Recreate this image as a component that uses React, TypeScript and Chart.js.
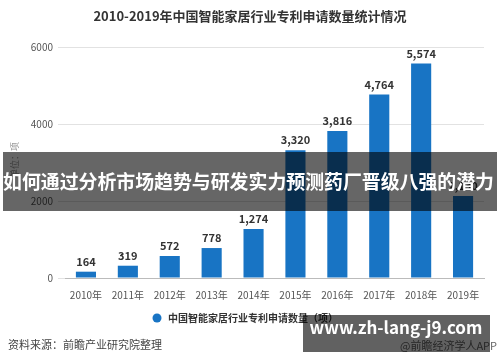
import React, { useEffect, useRef } from "react";
import { Chart, registerables } from "chart.js";

Chart.register(...registerables);

const years = ["2010年", "2011年", "2012年", "2013年", "2014年", "2015年", "2016年", "2017年", "2018年", "2019年"];
const patents = [164, 319, 572, 778, 1274, 3320, 3816, 4764, 5574, 2130];
const yTicks = [0, 2000, 4000, 6000];
const titleText = "2010-2019年中国智能家居行业专利申请数量统计情况";
const legendText = "中国智能家居行业专利申请数量（项）";
const yTitle = "单位：项";
const sourceText = "资料来源：前瞻产业研究院整理";
const brandText = "@前瞻经济学人APP";
const bannerText = "如何通过分析市场趋势与研发实力预测药厂晋级八强的潜力";
const urlText = "www.zh-lang-j9.com";

const BLUE = "#1874c4";
const FONT = "'Noto Sans CJK SC', 'Noto Sans', sans-serif";

const decorPlugin = {
  id: "decor",
  afterDatasetsDraw(chart: any) {
    const ctx = chart.ctx;
    const meta = chart.getDatasetMeta(0);
    ctx.save();
    ctx.fillStyle = "#333";
    ctx.font = `bold 11px ${FONT}`;
    ctx.textAlign = "center";
    ctx.textBaseline = "middle";
    meta.data.forEach((el: any, i: number) => {
      ctx.fillText(patents[i].toLocaleString("en-US"), el.x, el.y - 10);
    });
    ctx.restore();
  },
  afterDraw(chart: any) {
    const ctx = chart.ctx;
    const W = chart.width;
    ctx.save();
    ctx.fillStyle = "#333";
    ctx.font = `bold 13px ${FONT}`;
    ctx.textAlign = "center";
    ctx.textBaseline = "middle";
    ctx.fillText(titleText, W / 2, 16);
    ctx.save();
    ctx.translate(15, 160);
    ctx.rotate(-Math.PI / 2);
    ctx.fillStyle = "#999";
    ctx.font = `9px ${FONT}`;
    ctx.fillText(yTitle, 0, 0);
    ctx.restore();
    ctx.fillStyle = BLUE;
    ctx.beginPath();
    ctx.arc(157, 318, 4.5, 0, Math.PI * 2);
    ctx.fill();
    ctx.fillStyle = "#333";
    ctx.font = `bold 10px ${FONT}`;
    ctx.textAlign = "left";
    ctx.fillText(legendText, 168, 318);
    ctx.fillStyle = "#444";
    ctx.font = `11px ${FONT}`;
    ctx.fillText(sourceText, 8, 345);
    ctx.fillStyle = "#666";
    ctx.textAlign = "right";
    ctx.fillText(brandText, 497, 346);
    ctx.fillStyle = "rgba(0,0,0,0.6)";
    ctx.fillRect(3, 152, 494, 59);
    ctx.fillStyle = "#fff";
    ctx.font = `bold 19px ${FONT}`;
    ctx.textAlign = "center";
    ctx.fillText(bannerText, 248.5, 182, 491);
    ctx.fillStyle = "rgba(0,0,0,0.62)";
    ctx.fillRect(303, 315, 187, 37);
    ctx.fillStyle = "#fff";
    ctx.font = `bold 17px ${FONT}`;
    ctx.fillText(urlText, 396, 328);
    ctx.restore();
  },
};

export default function App() {
  const ref = useRef<HTMLCanvasElement>(null);
  useEffect(() => {
    if (!ref.current) return;
    const chart = new Chart(ref.current, {
      type: "bar",
      data: {
        labels: years,
        datasets: [
          {
            label: legendText,
            data: patents,
            backgroundColor: BLUE,
            barPercentage: 0.48,
            categoryPercentage: 1,
          },
        ],
      },
      options: {
        animation: false,
        responsive: false,
        layout: { padding: { top: 47, right: 16, bottom: 54, left: 0 } },
        plugins: {
          legend: { display: false },
          title: { display: false },
          tooltip: { enabled: false },
        },
        scales: {
          x: {
            grid: { display: false },
            border: { display: true, color: "#bbb" },
            ticks: { color: "#555", font: { size: 10, family: FONT }, padding: 3 },
            afterFit: (s: any) => {
              s.height = 30;
            },
          },
          y: {
            min: 0,
            max: 6000,
            afterBuildTicks: (s: any) => {
              s.ticks = yTicks.map((v) => ({ value: v }));
            },
            grid: { color: "#e2e2e2", tickLength: 7, tickColor: "#e2e2e2" },
            border: { display: false },
            ticks: {
              color: "#555",
              font: { size: 10, family: FONT },
              padding: 5,
              callback: (v: any) => String(v),
            },
            afterFit: (s: any) => {
              s.width = 65;
            },
          },
        },
      },
      plugins: [decorPlugin],
    });
    return () => chart.destroy();
  }, []);
  return (
    <div style={{ position: "fixed", left: 0, top: 0, width: 500, height: 362, background: "#fff" }}>
      <canvas ref={ref} width={500} height={362} style={{ width: 500, height: 362 }} />
    </div>
  );
}
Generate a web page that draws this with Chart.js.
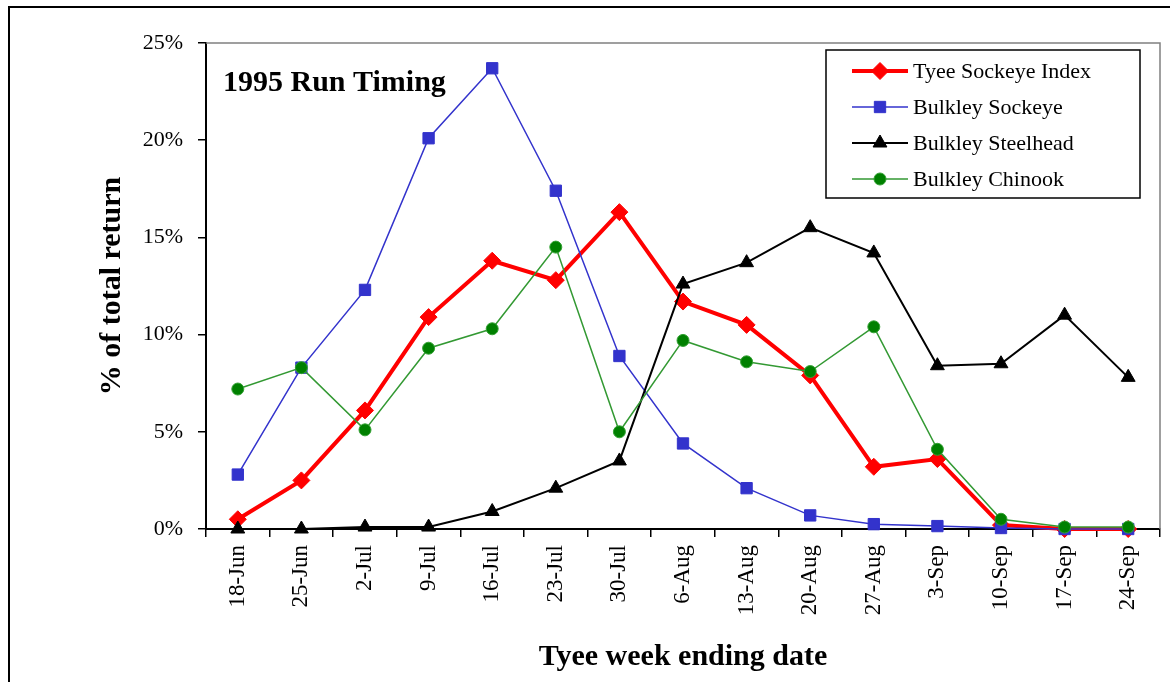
<!DOCTYPE html>
<html lang="en">
<head>
<meta charset="UTF-8" />
<title>1995 Run Timing</title>
<script src="https://cdn.jsdelivr.net/npm/chart.js"></script>
<style>
  html, body { margin: 0; padding: 0; background: #fff; }
  #wrap { width: 1170px; height: 682px; }
</style>
</head>
<body>
<div id="wrap"><canvas id="runChart" width="1170" height="682"></canvas></div>
<script>
  // weekly share of total return (%)
  const weeks = ['18-Jun', '25-Jun', '2-Jul', '9-Jul', '16-Jul', '23-Jul', '30-Jul', '6-Aug',
                 '13-Aug', '20-Aug', '27-Aug', '3-Sep', '10-Sep', '17-Sep', '24-Sep'];
  const tyeeSockeye     = [0.5, 2.5, 6.1, 10.9, 13.8, 12.8, 16.3, 11.7, 10.5, 7.9, 3.2, 3.6, 0.2, 0.0, 0.0];
  const bulkleySockeye  = [2.8, 8.3, 12.3, 20.1, 23.7, 17.4, 8.9, 4.4, 2.1, 0.7, 0.25, 0.15, 0.05, 0.0, 0.0];
  const bulkleySteelhead = [0.0, 0.0, 0.1, 0.1, 0.9, 2.1, 3.5, 12.6, 13.7, 15.5, 14.2, 8.4, 8.5, 11.0, 7.8];
  const bulkleyChinook  = [7.2, 8.3, 5.1, 9.3, 10.3, 14.5, 5.0, 9.7, 8.6, 8.1, 10.4, 4.1, 0.5, 0.1, 0.1];
  const yTicks = [0, 5, 10, 15, 20, 25];

  const serif = "'Liberation Serif', 'Times New Roman', serif";

  const decor = {
    id: 'decor',
    beforeDraw(chart) {
      const ctx = chart.ctx;
      ctx.save();
      ctx.strokeStyle = '#000';
      ctx.lineWidth = 2;
      ctx.strokeRect(9, 7, 1200, 700);
      ctx.restore();
    },
    beforeDatasetsDraw(chart) {
      const { ctx, chartArea: a } = chart;
      ctx.save();
      ctx.strokeStyle = '#808080';
      ctx.lineWidth = 1.5;
      ctx.beginPath();
      ctx.moveTo(a.left, a.top);
      ctx.lineTo(a.right, a.top);
      ctx.lineTo(a.right, a.bottom);
      ctx.stroke();
      ctx.restore();
    },
    afterDraw(chart) {
      const ctx = chart.ctx;
      ctx.save();
      // caption inside plot
      ctx.fillStyle = '#000';
      ctx.font = 'bold 30px ' + serif;
      ctx.textBaseline = 'middle';
      ctx.textAlign = 'left';
      ctx.fillText('1995 Run Timing', 223, 83);

      // legend box
      ctx.fillStyle = '#fff';
      ctx.fillRect(826, 50, 314, 148);
      ctx.strokeStyle = '#000';
      ctx.lineWidth = 1.5;
      ctx.strokeRect(826, 50, 314, 148);

      const byLegend = [...chart.data.datasets].sort((a, b) => b.order - a.order);
      byLegend.forEach((ds, i) => {
        const y = 71 + i * 36;
        ctx.strokeStyle = ds.borderColor;
        ctx.lineWidth = ds.borderWidth;
        ctx.beginPath();
        ctx.moveTo(852, y);
        ctx.lineTo(908, y);
        ctx.stroke();
        ctx.fillStyle = ds.pointBackgroundColor;
        ctx.strokeStyle = ds.pointBorderColor;
        ctx.lineWidth = 1;
        Chart.helpers.drawPoint(ctx, { pointStyle: ds.pointStyle, radius: ds.pointRadius, rotation: 0, borderWidth: 1 }, 880, y);
        ctx.fillStyle = '#000';
        ctx.font = '22px ' + serif;
        ctx.textAlign = 'left';
        ctx.textBaseline = 'middle';
        ctx.fillText(ds.label, 913, y + 1);
      });
      ctx.restore();
    }
  };

  new Chart(document.getElementById('runChart'), {
    type: 'line',
    data: {
      labels: weeks,
      datasets: [
        { label: 'Tyee Sockeye Index', data: tyeeSockeye, order: 4,
          borderColor: '#FF0000', backgroundColor: '#FF0000', borderWidth: 4,
          pointStyle: 'rectRot', pointRadius: 8.5, pointBackgroundColor: '#FF0000', pointBorderColor: '#FF0000', pointBorderWidth: 1 },
        { label: 'Bulkley Sockeye', data: bulkleySockeye, order: 3,
          borderColor: '#3333CC', backgroundColor: '#3333CC', borderWidth: 1.5,
          pointStyle: 'rect', pointRadius: 8, pointBackgroundColor: '#3333CC', pointBorderColor: '#3333CC', pointBorderWidth: 1 },
        { label: 'Bulkley Steelhead', data: bulkleySteelhead, order: 2,
          borderColor: '#000000', backgroundColor: '#000000', borderWidth: 2,
          pointStyle: 'triangle', pointRadius: 8, pointBackgroundColor: '#000000', pointBorderColor: '#000000', pointBorderWidth: 1 },
        { label: 'Bulkley Chinook', data: bulkleyChinook, order: 1,
          borderColor: '#339933', backgroundColor: '#008000', borderWidth: 1.5,
          pointStyle: 'circle', pointRadius: 6, pointBackgroundColor: '#008000', pointBorderColor: '#33A033', pointBorderWidth: 1 }
      ]
    },
    options: {
      responsive: false,
      animation: false,
      devicePixelRatio: 1,
      layout: { padding: { top: 43, right: 10, left: 0, bottom: 0 } },
      elements: { line: { tension: 0 } },
      datasets: { line: { clip: false } },
      plugins: { legend: { display: false }, tooltip: { enabled: false } },
      scales: {
        x: {
          offset: true,
          grid: { offset: true, drawOnChartArea: false, drawTicks: true, tickLength: 8, color: '#000', lineWidth: 1.5 },
          border: { color: '#000', width: 2 },
          ticks: { color: '#000', font: { family: serif, size: 23 }, minRotation: 90, maxRotation: 90, padding: 8, autoSkip: false },
          title: { display: true, text: 'Tyee week ending date', color: '#000',
                   font: { family: serif, size: 30, weight: 'bold' }, padding: { top: 0, bottom: 7 } },
          afterFit: s => { s.height = 153; }
        },
        y: {
          min: 0, max: 25,
          afterBuildTicks: s => { s.ticks = yTicks.map(v => ({ value: v })); },
          grid: { drawOnChartArea: false, drawTicks: true, tickLength: 8, color: '#000', lineWidth: 1.5 },
          border: { color: '#000', width: 2 },
          ticks: { color: '#000', font: { family: serif, size: 22 }, padding: 15, callback: v => v + '%' },
          title: { display: true, text: '% of total return', color: '#000',
                   font: { family: serif, size: 30, weight: 'bold' }, padding: { top: 94, bottom: 0 } },
          afterFit: s => { s.width = 206; }
        }
      }
    },
    plugins: [decor]
  });
</script>
</body>
</html>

**Aim of the task**
Take the lines above starting at the one containing "Generate a web" and ending at the one containing "Serif', 'Times New", and print them again exactly, without pictures.

**Answer for this exercise**
Generate a web page that draws this with Chart.js.
<!DOCTYPE html>
<html lang="en">
<head>
<meta charset="UTF-8" />
<title>1995 Run Timing</title>
<script src="https://cdn.jsdelivr.net/npm/chart.js"></script>
<style>
  html, body { margin: 0; padding: 0; background: #fff; }
  #wrap { width: 1170px; height: 682px; }
</style>
</head>
<body>
<div id="wrap"><canvas id="runChart" width="1170" height="682"></canvas></div>
<script>
  // weekly share of total return (%)
  const weeks = ['18-Jun', '25-Jun', '2-Jul', '9-Jul', '16-Jul', '23-Jul', '30-Jul', '6-Aug',
                 '13-Aug', '20-Aug', '27-Aug', '3-Sep', '10-Sep', '17-Sep', '24-Sep'];
  const tyeeSockeye     = [0.5, 2.5, 6.1, 10.9, 13.8, 12.8, 16.3, 11.7, 10.5, 7.9, 3.2, 3.6, 0.2, 0.0, 0.0];
  const bulkleySockeye  = [2.8, 8.3, 12.3, 20.1, 23.7, 17.4, 8.9, 4.4, 2.1, 0.7, 0.25, 0.15, 0.05, 0.0, 0.0];
  const bulkleySteelhead = [0.0, 0.0, 0.1, 0.1, 0.9, 2.1, 3.5, 12.6, 13.7, 15.5, 14.2, 8.4, 8.5, 11.0, 7.8];
  const bulkleyChinook  = [7.2, 8.3, 5.1, 9.3, 10.3, 14.5, 5.0, 9.7, 8.6, 8.1, 10.4, 4.1, 0.5, 0.1, 0.1];
  const yTicks = [0, 5, 10, 15, 20, 25];

  const serif = "'Liberation Serif', 'Times New Roman', serif";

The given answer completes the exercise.